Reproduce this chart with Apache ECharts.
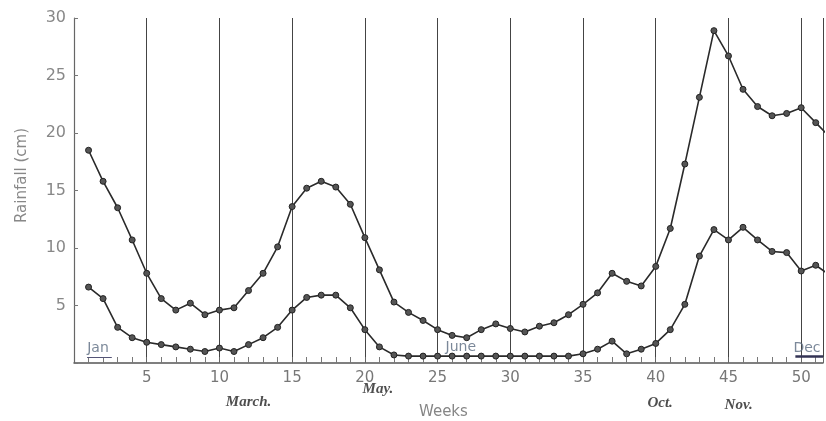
<!DOCTYPE html>
<html><head><meta charset="utf-8">
<script src="https://cdn.jsdelivr.net/npm/echarts@6/dist/echarts.min.js"></script>
<style>html,body{margin:0;padding:0;background:#fff}#c{width:826px;height:421px}</style>
</head><body><div id="c"></div>
<script>
const weeks = [1,2,3,4,5,6,7,8,9,10,11,12,13,14,15,16,17,18,19,20,21,22,23,24,25,26,27,28,29,30,31,32,33,34,35,36,37,38,39,40,41,42,43,44,45,46,47,48,49,50,51,52];
const upperRain = [18.5,15.8,13.5,10.7,7.8,5.6,4.6,5.2,4.2,4.6,4.8,6.3,7.8,10.1,13.6,15.2,15.8,15.3,13.8,10.9,8.1,5.3,4.4,3.7,2.9,2.4,2.2,2.9,3.4,3.0,2.7,3.2,3.5,4.2,5.1,6.1,7.8,7.1,6.7,8.4,11.7,17.3,23.1,28.9,26.7,23.8,22.3,21.5,21.7,22.2,20.9,19.6];
const lowerRain = [6.6,5.6,3.1,2.2,1.8,1.6,1.4,1.2,1.0,1.3,1.0,1.6,2.2,3.1,4.6,5.7,5.9,5.9,4.8,2.9,1.4,0.7,0.6,0.6,0.6,0.6,0.6,0.6,0.6,0.6,0.6,0.6,0.6,0.6,0.8,1.2,1.9,0.8,1.2,1.7,2.9,5.1,9.3,11.6,10.7,11.8,10.7,9.7,9.6,8.0,8.5,7.6];
const monthNames = ['March.','May.','Oct.','Nov.'];
const monthWeeks = [12.0,20.9,40.3,45.7];
const monthLevels = [-3.4,-2.3,-3.5,-3.65];
const insideNames = ['Jan','June','Dec'];
const insideWeeks = [1.65,26.6,50.4];
const insideLevels = [1.3,1.4,1.3];
const monthDivider = 22.3;

const chart = echarts.init(document.getElementById('c'));
const ser = (d) => ({
  type:'line', data: weeks.map((w,i)=>[w,d[i]]), symbol:'circle', symbolSize:6,
  lineStyle:{color:'#2a2a2a',width:1.6}, itemStyle:{color:'#555',borderColor:'#222',borderWidth:1},
  clip:true, z:3
});
const monthData = monthNames.map((n,i)=>({name:n,value:[monthWeeks[i],monthLevels[i]]}));
monthData.push({name:'Weeks',value:[25.4,-4.3],label:{color:'#666',fontFamily:'DejaVu Sans',fontStyle:'normal',fontWeight:'normal',fontSize:15}});
const insideData = insideNames.map((n,i)=>({name:n,value:[insideWeeks[i],insideLevels[i]]}));
chart.setOption({
  animation:false,
  backgroundColor:'#fff',
  grid:{left:74,right:0,top:18,bottom:58,containLabel:false},
  xAxis:{type:'value',min:0,max:51.5,interval:5,
    axisLine:{lineStyle:{color:'#555',width:1.5}},
    axisTick:{show:true,inside:true,length:6,lineStyle:{color:'#666'}},
    minorTick:{show:true,splitNumber:5,length:6,lineStyle:{color:'#777'}},
    axisLabel:{color:'#777',fontSize:15,fontFamily:'DejaVu Sans',margin:8,
      formatter:v=> (v>0 && v%5===0) ? String(v) : ''},
    splitLine:{show:true,lineStyle:{color:'#444',width:1}}},
  yAxis:{type:'value',min:0,max:30,interval:5,
    name:'Rainfall (cm)',nameLocation:'middle',nameGap:44,
    nameTextStyle:{color:'#888',fontSize:15,fontFamily:'DejaVu Sans',padding:[0,0,0,30]},
    axisLine:{show:true,lineStyle:{color:'#666',width:1.2}},
    axisTick:{show:true,inside:true,length:4,lineStyle:{color:'#777'}},
    axisLabel:{color:'#888',fontSize:16,fontFamily:'DejaVu Sans',margin:8,
      formatter:v=> v>0 ? String(v) : ''},
    splitLine:{show:false}},
  series:[
    ser(upperRain), ser(lowerRain),
    {type:'scatter',data:monthData,symbolSize:0,clip:false,silent:true,
      label:{show:true,position:'inside',formatter:'{b}',color:'#222',fontSize:15,fontStyle:'italic',fontWeight:'bold',fontFamily:'Liberation Serif'},
      markLine:{silent:true,symbol:'none',label:{show:false},lineStyle:{color:'#444',width:1.5,type:'solid'},
        data:[[{coord:[monthDivider,-0.3]},{coord:[monthDivider,-2.8]}]]}},
    {type:'scatter',data:insideData,symbolSize:0,clip:false,silent:true,
      label:{show:true,position:'inside',formatter:'{b}',color:'#5a6a80',fontSize:14,fontFamily:'DejaVu Sans'},
      markLine:{silent:true,symbol:'none',label:{show:false},lineStyle:{color:'#335',width:2.5,type:'solid'},
        data:[[{coord:[49.6,0.6]},{coord:[51.5,0.6]}],[{coord:[0.9,0.5],lineStyle:{width:1,color:'#557'}},{coord:[2.6,0.5],lineStyle:{width:1,color:'#557'}}]]}}
  ]
});
</script></body></html>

::::::

**Your objective:**
Extract, word for word, each line from the top of the data down to and including the line with "const monthDivider = 22.3;"; skip the pictures.

**Exercise response:**
Reproduce this chart with Apache ECharts.
<!DOCTYPE html>
<html><head><meta charset="utf-8">
<script src="https://cdn.jsdelivr.net/npm/echarts@6/dist/echarts.min.js"></script>
<style>html,body{margin:0;padding:0;background:#fff}#c{width:826px;height:421px}</style>
</head><body><div id="c"></div>
<script>
const weeks = [1,2,3,4,5,6,7,8,9,10,11,12,13,14,15,16,17,18,19,20,21,22,23,24,25,26,27,28,29,30,31,32,33,34,35,36,37,38,39,40,41,42,43,44,45,46,47,48,49,50,51,52];
const upperRain = [18.5,15.8,13.5,10.7,7.8,5.6,4.6,5.2,4.2,4.6,4.8,6.3,7.8,10.1,13.6,15.2,15.8,15.3,13.8,10.9,8.1,5.3,4.4,3.7,2.9,2.4,2.2,2.9,3.4,3.0,2.7,3.2,3.5,4.2,5.1,6.1,7.8,7.1,6.7,8.4,11.7,17.3,23.1,28.9,26.7,23.8,22.3,21.5,21.7,22.2,20.9,19.6];
const lowerRain = [6.6,5.6,3.1,2.2,1.8,1.6,1.4,1.2,1.0,1.3,1.0,1.6,2.2,3.1,4.6,5.7,5.9,5.9,4.8,2.9,1.4,0.7,0.6,0.6,0.6,0.6,0.6,0.6,0.6,0.6,0.6,0.6,0.6,0.6,0.8,1.2,1.9,0.8,1.2,1.7,2.9,5.1,9.3,11.6,10.7,11.8,10.7,9.7,9.6,8.0,8.5,7.6];
const monthNames = ['March.','May.','Oct.','Nov.'];
const monthWeeks = [12.0,20.9,40.3,45.7];
const monthLevels = [-3.4,-2.3,-3.5,-3.65];
const insideNames = ['Jan','June','Dec'];
const insideWeeks = [1.65,26.6,50.4];
const insideLevels = [1.3,1.4,1.3];
const monthDivider = 22.3;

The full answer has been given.